Monday, August 8 was my 27th wedding anniversary. My wife Kathy and I met at Stanford on September 1, 1980, so we've been together for 31 years. That means that we've spent two-thirds of our lives on this planet together. We've been collaborators, soul mates, homeowners, parents, and friends together. For three decades, our relationship has just worked. Here's why.
My entire life has been math/science/engineering - digital, white and black, linear, orderly, and left-brained.
Kathy's entire life has been the visual arts/humanities/creativity - analog, splashes of color, wabi sabi, Victorian clutter, and right-brained.
Our talents are entirely different, our approaches complementary, and we never compete on any level.
In our 20's we were vigorous hiking partners and built a home together.
In our 30's we focused on raising a young child.
In our 40's we created stability by planning for the future, caring for our parents, and preparing our child to leave the nest.
In our 50's we're likely to travel, create, and tend our garden together.
In our 60's and beyond we're likely to create a Japanese inspired wilderness retreat to serve as a home base between experiences around the world that are part of our work lives, volunteer lives, and personal lives.
We've evolved together and continue to expand and refine our relationship every day.
When I read literature from the scientific and lay press about the "seven year itch", it makes me realize that needs change, people change, and relationships need to change over time if they are going to last.
In your 20's you're likely at the peak of your physical life with more endurance, strength, and biological resilience than any other era. You can climb mountains and if you fall you bounce.
In your 40's, you're likely to be at the peak of your mental life with more experience, intellectual agility, and intuition than any other era. You can climb mountains, but if you fall you break. You're more likely focused on your 401k than your surfboard.
In your 60's you're likely to be at the peak of your financial life with more savings, more earning, and stability than any other area. If you've kept up your workouts and managed your diet, you can climb mountains, but if you fall, you shatter. You're more likely to be focused on supporting your children and aging parents, than thinking about a bleached blonde in a red convertible (unless you're a Congressman…)
If you and your partner are perfect for each other in your 20's, you may not be perfect in your 60's unless you adapt to your changing bodies, changing needs, and changing abilities together.
Kathy and I have been able to do that.
We've always treated each other as equals - there has never been a superior/subordinate aspects to our home lives, work lives, or family lives. Our division of labor is not cast in stone, it remains fluid based on the schedule and needs of each day.
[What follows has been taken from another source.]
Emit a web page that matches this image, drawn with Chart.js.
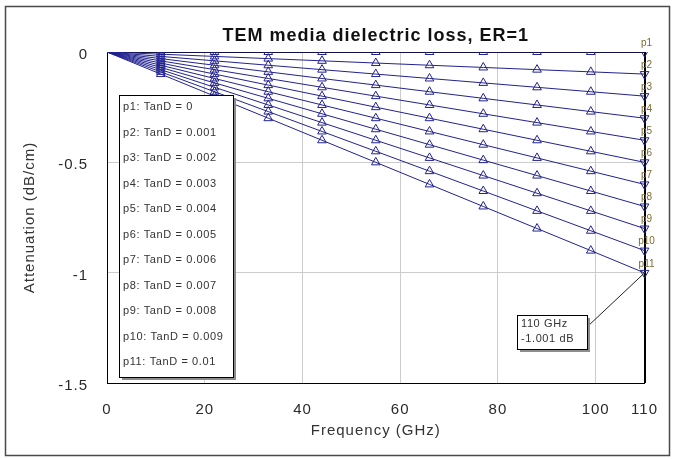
<!DOCTYPE html>
<html lang="en">
<head>
<meta charset="utf-8">
<title>TEM media dielectric loss, ER=1</title>
<script src="https://cdn.jsdelivr.net/npm/chart.js@4/dist/chart.umd.min.js"></script>
<style>
  html, body { margin: 0; padding: 0; background: #fff; }
  canvas { display: block; }
</style>
</head>
<body>
<canvas id="grafico-perdidas" width="676" height="459"></canvas>
<script>
'use strict';

// Datos (GHz / dB/cm)
const frecuencias = [0, 11, 22, 33, 44, 55, 66, 77, 88, 99, 110];
const marcasX = [0, 20, 40, 60, 80, 100, 110];
const marcasY = [0, -0.5, -1, -1.5];

const p1 = [0, 0, 0, 0, 0, 0, 0, 0, 0, 0, 0];
const p2 = [0, -0.01, -0.02, -0.03, -0.04, -0.05, -0.06, -0.07, -0.08, -0.09, -0.1];
const p3 = [0, -0.02, -0.04, -0.06, -0.08, -0.1, -0.12, -0.14, -0.16, -0.18, -0.2];
const p4 = [0, -0.03, -0.06, -0.09, -0.12, -0.15, -0.18, -0.21, -0.24, -0.27, -0.3];
const p5 = [0, -0.04, -0.08, -0.12, -0.16, -0.2, -0.24, -0.28, -0.32, -0.36, -0.4];
const p6 = [0, -0.05, -0.1, -0.15, -0.2, -0.25, -0.3, -0.35, -0.4, -0.45, -0.5];
const p7 = [0, -0.06, -0.12, -0.18, -0.24, -0.3, -0.36, -0.42, -0.48, -0.54, -0.6];
const p8 = [0, -0.07, -0.14, -0.21, -0.28, -0.35, -0.42, -0.49, -0.56, -0.63, -0.7];
const p9 = [0, -0.08, -0.16, -0.24, -0.32, -0.4, -0.48, -0.56, -0.64, -0.72, -0.8];
const p10 = [0, -0.09, -0.18, -0.27, -0.36, -0.45, -0.54, -0.63, -0.72, -0.81, -0.9];
const p11 = [0, -0.1, -0.2, -0.3, -0.4, -0.5, -0.6, -0.7, -0.8, -0.9, -1.001];

const series = [p1, p2, p3, p4, p5, p6, p7, p8, p9, p10, p11];
const nombres = ['p1', 'p2', 'p3', 'p4', 'p5', 'p6', 'p7', 'p8', 'p9', 'p10', 'p11'];
const tanD = ['0', '0.001', '0.002', '0.003', '0.004', '0.005', '0.006', '0.007', '0.008', '0.009', '0.01'];
const marcador = ['110 GHz', '-1.001 dB'];

const colorLinea = '#22228f';
const fuente = '"Liberation Sans", Arial, sans-serif';

Chart.defaults.font.family = fuente;

/**
 * Dibuja una caja blanca con borde negro y sombra gris.
 */
function dibujarCaja(ctx, x, y, w, h) {
    ctx.fillStyle = '#8c8c8c';
    ctx.fillRect(x + 3, y + 3, w, h);
    ctx.fillStyle = '#fff';
    ctx.fillRect(x, y, w, h);
    ctx.strokeStyle = '#000';
    ctx.lineWidth = 1;
    ctx.strokeRect(x + 0.5, y + 0.5, w, h);
}

// Marco exterior, espaciado de letras y anotaciones
const decoracion = {
    id: 'decoracion',
    beforeLayout(chart) {
        chart.ctx.letterSpacing = '1px';
    },
    beforeDraw(chart) {
        const ctx = chart.ctx;
        ctx.letterSpacing = '1px';
        ctx.save();
        ctx.fillStyle = '#fff';
        ctx.fillRect(0, 0, chart.width, chart.height);
        ctx.strokeStyle = '#4a4a4a';
        ctx.lineWidth = 1.5;
        ctx.strokeRect(5.5, 6.5, 664, 449);
        ctx.restore();
    },
    afterDraw(chart) {
        const ctx = chart.ctx;
        ctx.save();

        // Etiquetas p1..p11 sobre los marcadores finales
        ctx.letterSpacing = '0px';
        ctx.font = '10px ' + fuente;
        ctx.fillStyle = '#7d6a2e';
        ctx.textAlign = 'center';
        ctx.textBaseline = 'middle';
        nombres.forEach((nombre, i) => {
            const puntos = chart.getDatasetMeta(i).data;
            const ultimo = puntos[puntos.length - 1];
            ctx.fillText(nombre, ultimo.x + 2, ultimo.y - 9);
        });

        // Leyenda
        dibujarCaja(ctx, 119, 95, 114, 282);
        ctx.letterSpacing = '0.6px';
        ctx.font = '11px ' + fuente;
        ctx.fillStyle = '#333';
        ctx.textAlign = 'left';
        nombres.forEach((nombre, i) => {
            ctx.fillText(`${nombre}: TanD = ${tanD[i]}`, 123, 107 + i * 25.5);
        });

        // Marcador en 110 GHz
        const puntosP11 = chart.getDatasetMeta(10).data;
        const fin = puntosP11[puntosP11.length - 1];
        ctx.strokeStyle = '#222';
        ctx.lineWidth = 1;
        ctx.beginPath();
        ctx.moveTo(587, 327);
        ctx.lineTo(fin.x, fin.y);
        ctx.stroke();
        dibujarCaja(ctx, 517, 315, 70, 34);
        ctx.fillStyle = '#333';
        ctx.fillText(marcador[0], 521, 324);
        ctx.fillText(marcador[1], 521, 339);

        ctx.restore();
    }
};

const conjuntos = series.map((valores, i) => ({
    label: nombres[i],
    data: frecuencias.map((f, j) => ({ x: f, y: valores[j] })),
    borderColor: colorLinea,
    borderWidth: 1,
    pointStyle: 'triangle',
    pointRadius: valores.map((v, j) => (j === 0 ? 0 : 5)),
    pointRotation: valores.map((v, j) => (j === valores.length - 1 ? 180 : 0)),
    pointBorderColor: colorLinea,
    pointBackgroundColor: 'rgba(255,255,255,0)',
    pointBorderWidth: 1,
    tension: 0,
    clip: { left: 10, top: 0, right: 10, bottom: 10 }
}));

new Chart(document.getElementById('grafico-perdidas'), {
    type: 'line',
    data: { datasets: conjuntos },
    options: {
        responsive: false,
        animation: false,
        devicePixelRatio: 1,
        events: [],
        layout: { padding: { left: 0, right: 31, top: 0, bottom: 0 } },
        plugins: {
            legend: { display: false },
            tooltip: { enabled: false },
            title: {
                display: true,
                text: 'TEM media dielectric loss, ER=1',
                color: '#111',
                font: { size: 18, weight: 'bold' },
                padding: { top: 25, bottom: 5.4 },
                fullSize: false
            }
        },
        scales: {
            x: {
                type: 'linear',
                min: 0,
                max: 110,
                afterBuildTicks: s => { s.ticks = marcasX.map(v => ({ value: v })); },
                afterFit: s => { s.height = 76; },
                grid: {
                    drawTicks: false,
                    color: c => (c.tick && c.tick.value === 110 ? '#000' : '#cccccc'),
                    lineWidth: c => (c.tick && c.tick.value === 110 ? 2 : 1)
                },
                border: { color: '#000', width: 1 },
                ticks: {
                    padding: 18,
                    color: '#2a2a2a',
                    font: { size: 15 },
                    maxRotation: 0,
                    autoSkip: false,
                    callback: v => String(v)
                },
                title: {
                    display: true,
                    text: 'Frequency (GHz)',
                    color: '#333',
                    font: { size: 15 },
                    padding: { top: 0, bottom: 19 }
                }
            },
            y: {
                min: -1.5,
                max: 0,
                afterBuildTicks: s => { s.ticks = marcasY.map(v => ({ value: v })); },
                afterFit: s => { s.width = 107; },
                grid: {
                    drawTicks: false,
                    color: c => (c.tick && c.tick.value === 0 ? '#000' : '#cccccc')
                },
                border: { color: '#000', width: 1 },
                ticks: {
                    padding: 19,
                    labelOffset: 3,
                    color: '#2a2a2a',
                    font: { size: 15 },
                    callback: v => String(v)
                },
                title: {
                    display: true,
                    text: 'Attenuation (dB/cm)',
                    color: '#333',
                    font: { size: 15 },
                    padding: { top: 21, bottom: 0 }
                }
            }
        }
    },
    plugins: [decoracion]
});
</script>
</body>
</html>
We share housework, we share parenting responsibilities, and we support each other's career.
Of course, we've had stress, anxiety, joy, sadness, and conflict along the way, that's life. But we've been able to weather the challenges, relish the successes, and treat each other fairly along the way.
This month we become empty nesters as our daughter begins her college life at Tufts on August 31. The house will seem quieter, the schedules will change, and our roles will need to evolve again as we focus more time on each other and our careers while our daughter becomes increasingly independent. It's another risky time for relationships.
But we'll navigate the transition, overcome the sense of loss, and plan our future together.
Given human life expectancy, we're likely to live another 31 years (I'm using Japan rather than US because our diet and lifestyle are distinctly Japanese). That means that Kathy and I are only halfway through our life together.
Happy Anniversary, Kathy. The second half of our time together will be even better than the first. I love you and always will.